Тон всему повествованию задаёт помещенная в самом начале вставная новелла о «серебряном башмачке» Бартлета Грина — отцеубийцы, богоотступника, главаря зловещей шайки «вороноголовых». Почти все основные темы, сюжетные линии, символические образы романа с неподражаемым мастерством сконцентрированы в этом небольшом по объёму тексте. Создается впечатление, что автор, едва успев начать игру с читателем, полностью раскрывает свои карты — и не только раскрывает, но и предлагает ему исчерпывающее их толкование, а заодно предсказывает наиболее вероятный исход партии.
Общая композиция романа заключена в «Серебряном башмачке» словно дуб в жёлуде. Только нужно помнить, что всё подано здесь как бы шиворот-навыворот или, точнее говоря, в зеркальном отражении. Там, где Грин, верный своему демоническому призванию, делает шаг влево, Джон Ди (особенно в последнем своем воплощении, в обличье барона Мюллера) делает такой же, но вправо, и так далее. Любопытно прочертить краткую пунктирную линию таких соответствий.

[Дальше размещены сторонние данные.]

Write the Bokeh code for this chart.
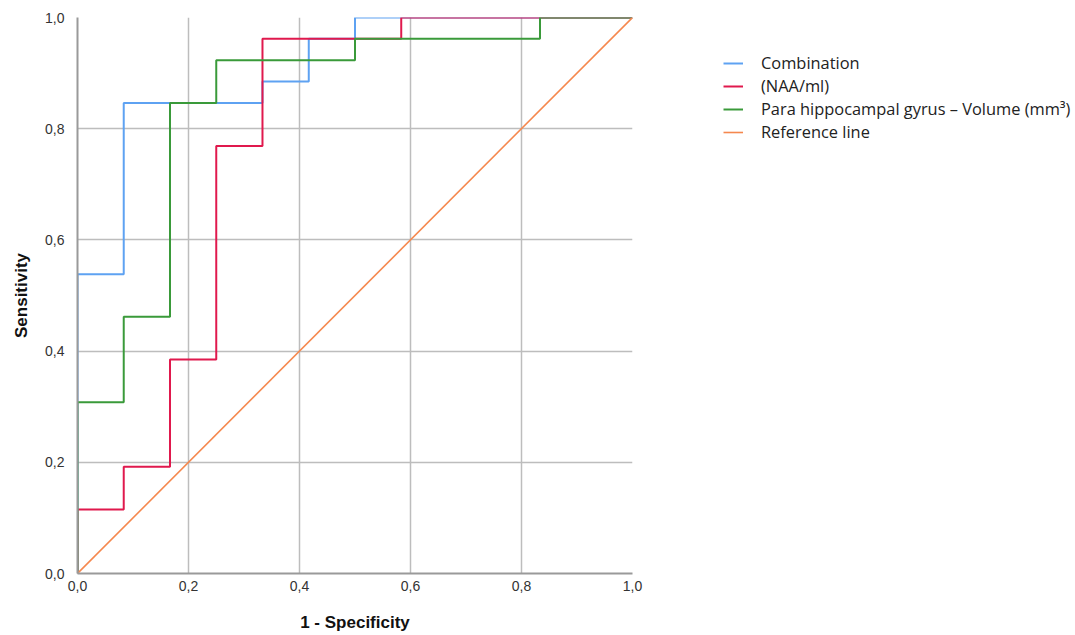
from bokeh.plotting import figure
from bokeh.models import Range1d, FixedTicker, CustomJSTickFormatter, Legend, LegendItem
from bokeh.embed import file_html
from bokeh.resources import INLINE

# ROC curve corner points (1 - specificity, sensitivity)
comb_fpr = [0.0, 0.0, 0.0833, 0.3333, 0.4167, 0.5, 1.0]
comb_tpr = [0.0, 0.538, 0.846, 0.885, 0.962, 1.0, 1.0]

naa_fpr = [0.0, 0.0, 0.0833, 0.1667, 0.25, 0.3333, 0.5833, 1.0]
naa_tpr = [0.0, 0.115, 0.192, 0.385, 0.769, 0.962, 1.0, 1.0]

phg_fpr = [0.0, 0.0, 0.0833, 0.1667, 0.25, 0.5, 0.8333, 1.0]
phg_tpr = [0.0, 0.308, 0.462, 0.846, 0.923, 0.962, 1.0, 1.0]

ref_x = [0.0, 1.0]
ref_y = [0.0, 1.0]

labels = ["Combination", "(NAA/ml)", "Para hippocampal gyrus \u2013 Volume (mm\u00b3)", "Reference line"]
colors = ["#5ea2f2", "#e0194d", "#3a9a3a", "#f5884e"]
ticks = [0.0, 0.2, 0.4, 0.6, 0.8, 1.0]

p = figure(frame_width=555, frame_height=556, output_backend="svg", toolbar_location=None,
           x_range=Range1d(0, 1), y_range=Range1d(0, 1),
           min_border_left=77, min_border_right=0, min_border_top=17, min_border_bottom=62)
p.outline_line_color = None
p.background_fill_color = "white"

r1 = p.step(comb_fpr, comb_tpr, mode="after", line_color=colors[0], line_width=2)
r2 = p.step(naa_fpr, naa_tpr, mode="after", line_color=colors[1], line_width=2)
r3 = p.step(phg_fpr, phg_tpr, mode="after", line_color=colors[2], line_width=2)
r4 = p.line(ref_x, ref_y, line_color=colors[3], line_width=1.6)

fmt = CustomJSTickFormatter(code="return tick.toFixed(1).replace('.', ',');")
for ax in (p.xaxis[0], p.yaxis[0]):
    ax.ticker = FixedTicker(ticks=ticks)
    ax.formatter = fmt
    ax.major_tick_out = 0
    ax.major_tick_in = 0
    ax.minor_tick_out = 0
    ax.minor_tick_in = 0
    ax.axis_line_color = "#9a9a9a"
    ax.axis_line_width = 2
    ax.major_label_text_font = "Liberation Sans"
    ax.major_label_text_font_size = "14px"
    ax.major_label_text_color = "#333333"
    ax.axis_label_text_font = "Liberation Sans"
    ax.axis_label_text_font_style = "bold"
    ax.axis_label_text_font_size = "17px"
    ax.axis_label_text_color = "#111111"

p.xaxis.axis_label = "1 - Specificity"
p.yaxis.axis_label = "Sensitivity"
p.xaxis.major_label_standoff = 7
p.yaxis.major_label_standoff = 13
p.xaxis.axis_label_standoff = 19
p.yaxis.axis_label_standoff = 11

p.grid.grid_line_color = "#bdbdbd"
p.grid.grid_line_width = 1.5
p.grid.ticker = FixedTicker(ticks=ticks)

legend = Legend(items=[LegendItem(label=labels[0], renderers=[r1]),
                       LegendItem(label=labels[1], renderers=[r2]),
                       LegendItem(label=labels[2], renderers=[r3]),
                       LegendItem(label=labels[3], renderers=[r4])],
                location=(91, 430), orientation="vertical")
legend.background_fill_alpha = 0
legend.border_line_color = None
legend.padding = 0
legend.margin = 0
legend.spacing = 0
legend.glyph_width = 20
legend.glyph_height = 22
legend.label_height = 22
legend.label_standoff = 18
legend.label_text_font = "Open Sans"
legend.label_text_font_size = "16.4px"
legend.label_text_color = "#222222"
p.add_layout(legend, "right")

open("out.html", "w").write(file_html(p, INLINE))
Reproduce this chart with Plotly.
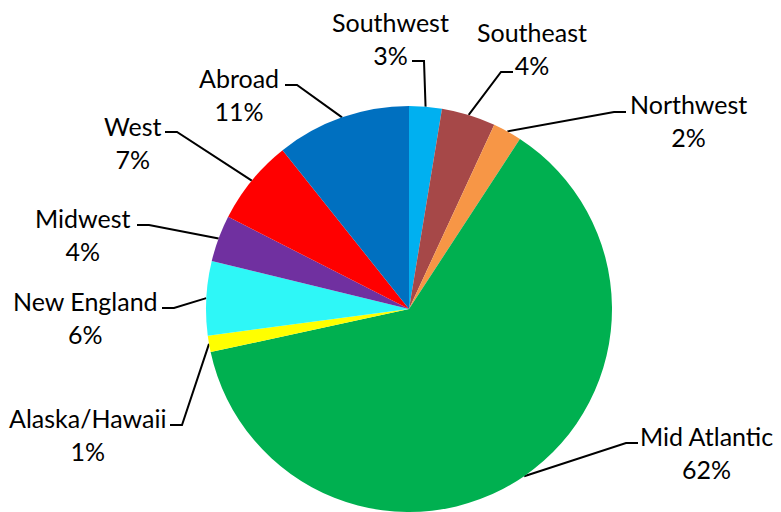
import math
import plotly.graph_objects as go

# ---------------- data ----------------
regions = ["Southwest", "Southeast", "Northwest", "Mid Atlantic", "Alaska/Hawaii",
           "New England", "Midwest", "West", "Abroad"]
shares = [2.6, 4.3, 2.3, 62.4, 1.3, 5.9, 3.7, 6.8, 10.7]
colors = ["#00B0F0", "#A64848", "#F79646", "#00B050", "#FFFF00",
          "#2EF7F7", "#7030A0", "#FF0000", "#0070C0"]

# ---------------- layout (window pixels) ----------------
W, H = 781, 512
OFF = 8  # page body margin: the figure is drawn 8px right/down of the window corner
FW, FH = W - OFF, H - OFF  # figure size that fits the window exactly
CX, CY, R = 409, 309, 203
# label block centres and leader-line end points (px, from top-left of window)
label_centres = [(390, 38), (532, 48), (688, 120), (706, 452), (87, 434),
                 (85, 317), (83, 234), (133, 142), (239, 94)]
leader_ends = [(412, 61), (513, 72), (626, 112), (638, 443), (170, 425),
               (162, 308), (137, 225), (165, 132), (285, 85)]
ELBOW = 12
FONT = dict(family="Lato", size=25, color="#000000")

fig = go.Figure()

fx0 = (CX - OFF - R) / FW
fx1 = (CX - OFF + R) / FW
fy1 = (FH - (CY - OFF - R)) / FH
fy0 = max(0.0, fy1 - 2 * R / FH)
fig.add_trace(go.Pie(
    labels=regions, values=shares, sort=False, direction="clockwise", rotation=0,
    marker=dict(colors=colors, line=dict(width=0)),
    textinfo="none", hoverinfo="label+percent", showlegend=False,
    domain=dict(x=[fx0, fx1], y=[fy0, fy1]),
))

total = sum(shares)
cum = 0.0
annotations = []
for name, v, (lx, ly), (ex, ey) in zip(regions, shares, label_centres, leader_ends):
    mid = (cum + v / 2) / total * 2 * math.pi
    cum += v
    sx = CX + R * math.sin(mid)
    sy = CY - R * math.cos(mid)
    d = 1 if ex > lx else -1
    bx = ex + d * ELBOW
    fig.add_trace(go.Scatter(
        x=[sx, bx, ex], y=[sy, ey, ey], mode="lines",
        line=dict(color="#000000", width=2), hoverinfo="skip", showlegend=False,
    ))
    pct = round(v / total * 100)
    annotations.append(dict(
        x=lx, y=ly, xref="x", yref="y", text=f"{name}<br>{pct}%",
        showarrow=False, font=FONT, align="center",
        xanchor="center", yanchor="middle",
    ))

fig.update_layout(
    width=FW, height=FH, margin=dict(l=0, r=0, t=0, b=0),
    paper_bgcolor="white", plot_bgcolor="rgba(0,0,0,0)",
    xaxis=dict(range=[OFF, W], visible=False, fixedrange=True, domain=[0, 1]),
    yaxis=dict(range=[H, OFF], visible=False, fixedrange=True, domain=[0, 1]),
    annotations=annotations, showlegend=False,
)

fig.write_html("out.html")
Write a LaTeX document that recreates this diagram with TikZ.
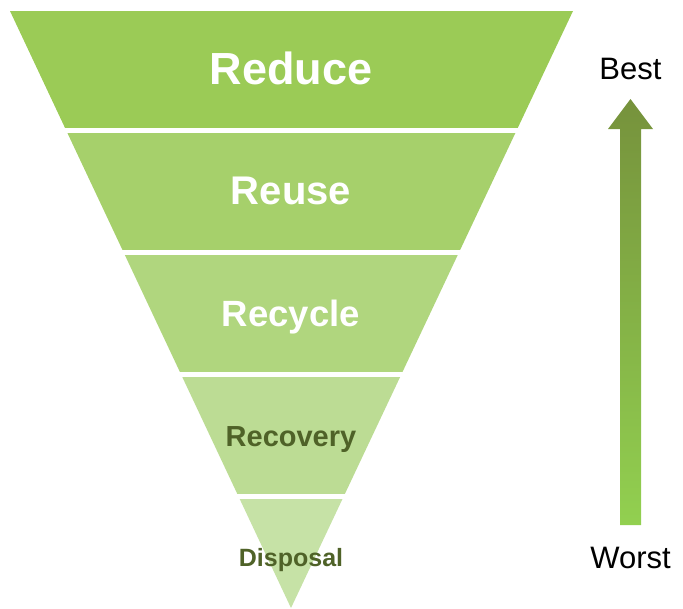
\documentclass[tikz,border=0pt]{standalone}
\usepackage{fontspec}
\setmainfont{Liberation Sans}
\definecolor{reduceGreen}{HTML}{9BCB56}
\definecolor{reuseGreen}{HTML}{A6D06B}
\definecolor{recycleGreen}{HTML}{B0D67E}
\definecolor{recoveryGreen}{HTML}{BCDC94}
\definecolor{disposalGreen}{HTML}{C6E2A6}
\definecolor{darkLabel}{HTML}{4F6228}
\definecolor{arrowTop}{HTML}{76923C}
\definecolor{arrowBottom}{HTML}{92D050}
\tikzset{
  lbl/.style={anchor=base, inner sep=0pt},
}
\begin{document}
\begin{tikzpicture}[x=0.75pt,y=-0.75pt]
    \useasboundingbox (0,0) rectangle (683,608);

    % Hierarchy bands
    \begin{scope}
        \clip (10,11) -- (573,11) -- (291,608) -- cycle;
        \foreach \ytop/\col in {11/reduceGreen, 133/reuseGreen, 255/recycleGreen, 377/recoveryGreen, 499/disposalGreen}
            \fill[\col] (0,\ytop) rectangle (683,\ytop+117);
    \end{scope}

    % Band labels
    \node[lbl, text=white, font=\bfseries\fontsize{33.75}{40}\selectfont] (reduce) at (291,84) {Reduce};
    \node[lbl, text=white, font=\bfseries\fontsize{30}{36}\selectfont] (reuse) at (291,204) {Reuse};
    \node[lbl, text=white, font=\bfseries\fontsize{27.4}{33}\selectfont] (recycle) at (291,326) {Recycle};
    \node[lbl, text=darkLabel, font=\bfseries\fontsize{21.75}{26}\selectfont] (recovery) at (291,446) {Recovery};
    \node[lbl, text=darkLabel, font=\bfseries\fontsize{18.75}{22}\selectfont] (disposal) at (291,566) {Disposal};

    % Best-worst arrow
    \shade[top color=arrowTop, bottom color=arrowBottom]
        (620,525) -- (620,129) -- (608,129) -- (630.5,99) -- (653,129) -- (641,129) -- (641,525) -- cycle;
    \node[lbl, font=\fontsize{23.25}{28}\selectfont] (best) at (630.5,79) {Best};
    \node[lbl, font=\fontsize{23.25}{28}\selectfont] (worst) at (630.5,568) {Worst};
\end{tikzpicture}
\end{document}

Отцеубийство, совершенное Грином, — шаткость в вере юного Ди. Бродяжничество одного — бурная молодость другого. Встреча с Черным пастырем — рискованные опыты по вызыванию Зеленого ангела. «Круглая дыра в земле», разверзшаяся перед Бартлетом в ночь его «контрпосвящения», — колодец Св. Патрика, в который неоднократно заглядывает герой романа. «Мистический брак» Бартлета с «правнучкой» Чёрной богини — ночная сцена в парке, где Джон Ди овладевает королевой Елизаветой (или её фантомом). Ледяной ветер и лунный свет в обеих этих сценах. Камера Тауэра, где распятый на стене Бартлет (кощунственная пародия на Христа) раскрывает юному Джону тайну «вороньей косточки», — каморка рабби Лёва в Праге, где великий каббалист тем же самым жестом прикасается к его ключице. Мотивы жертвенности в обеих ситуациях: Грин готовится окончательно предать себя в руки Исаис, Джон Ди предчувствует гибель своей жены. Костёр, на который восходит нераскаявшийся богоотступник, — пожар, испепеляющий бренную оболочку барона Мюллера…

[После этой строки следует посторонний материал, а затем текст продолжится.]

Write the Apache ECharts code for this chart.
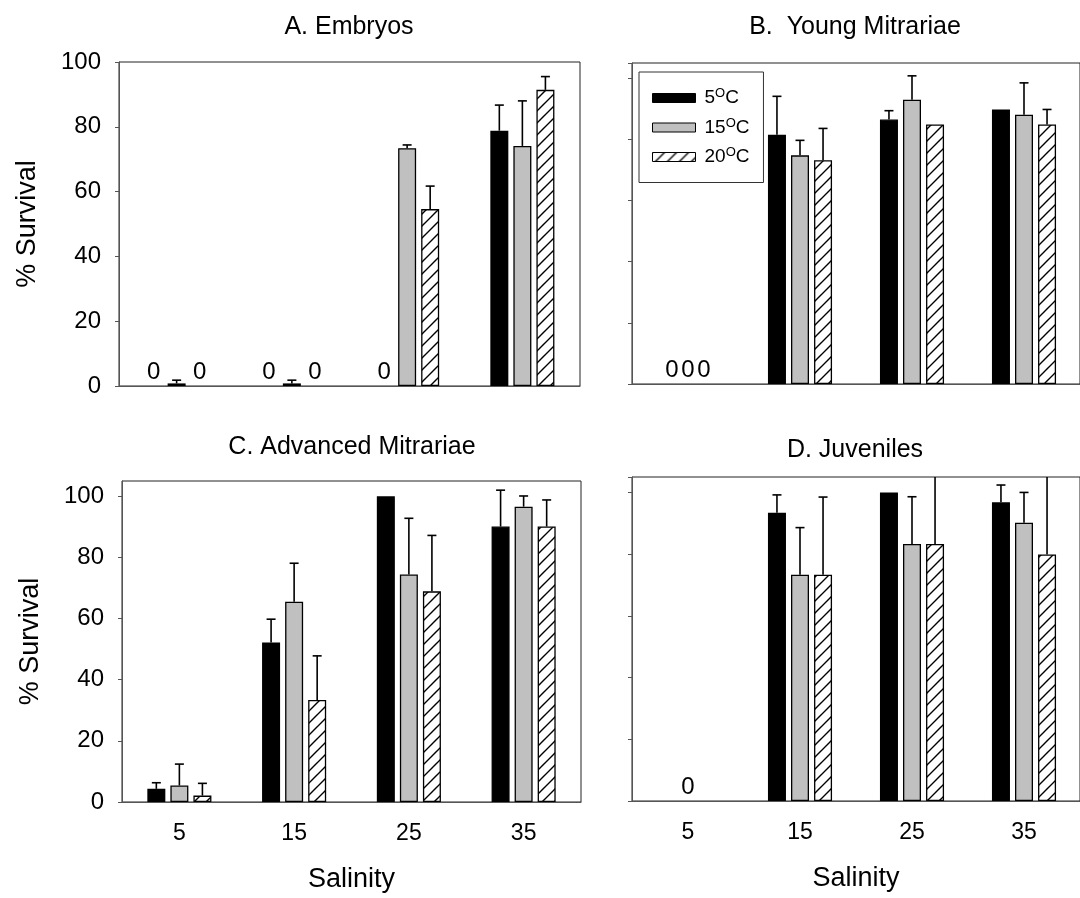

Если далее предположить, что одной из возможных композиционных схем романа является хотя бы чисто условная увязка основных его разделов с главными фазами «Великого деяния», то есть алхимического процесса, то и здесь окажется, что история Бартлета Грина, опять же в зеркальном отражении, служит прообразом схожих параллелей на протяжении всей книги. Самая упрощенная схема «Великого деяния» включает в себя три стадии. Это Nigredo (почернение, гниение) — распад Первоматерии, подобный тому биологическому процессу, который происходит в коконе окуклившейся гусеницы. Albedo (убеление) — образование промежуточного алхимического продукта, «лунной тинктуры», пригодной для трансмутации свинца в серебро. И, наконец, Rubedo (покраснение) — конечный этап «деяния», сопровождающийся либо получением «тинктуры солнца», либо «рождением» философского камня, символа и залога бессмертия. Первой фазе соответствует помрачение души Бартлета после отцеубийства и богоотступничества, достигающее предела в сцене колдовского жертвоприношения, «тайгерма», к которому мы скоро вернёмся, чтобы рассмотреть его подробнее. Фаза Albedo, как бы сквозящая заранее в бельме Бартлета, исчерпывается в ту «ночь друидов», когда он принимает в дар от Чёрной богини её «серебряный башмачок», избавляющий его от «боли и страха». И, наконец, фаза Rubedo, в нормальных условиях соответствующая обретению философского камня, свершается в тот день, когда он, распевая гимн во славу «матери Исаис», восходит на костер, чтобы на собственной шкуре испытать то, что испытали во время «тайгерма» черные кошки, принесенные им в жертву Владычице ущербной Луны.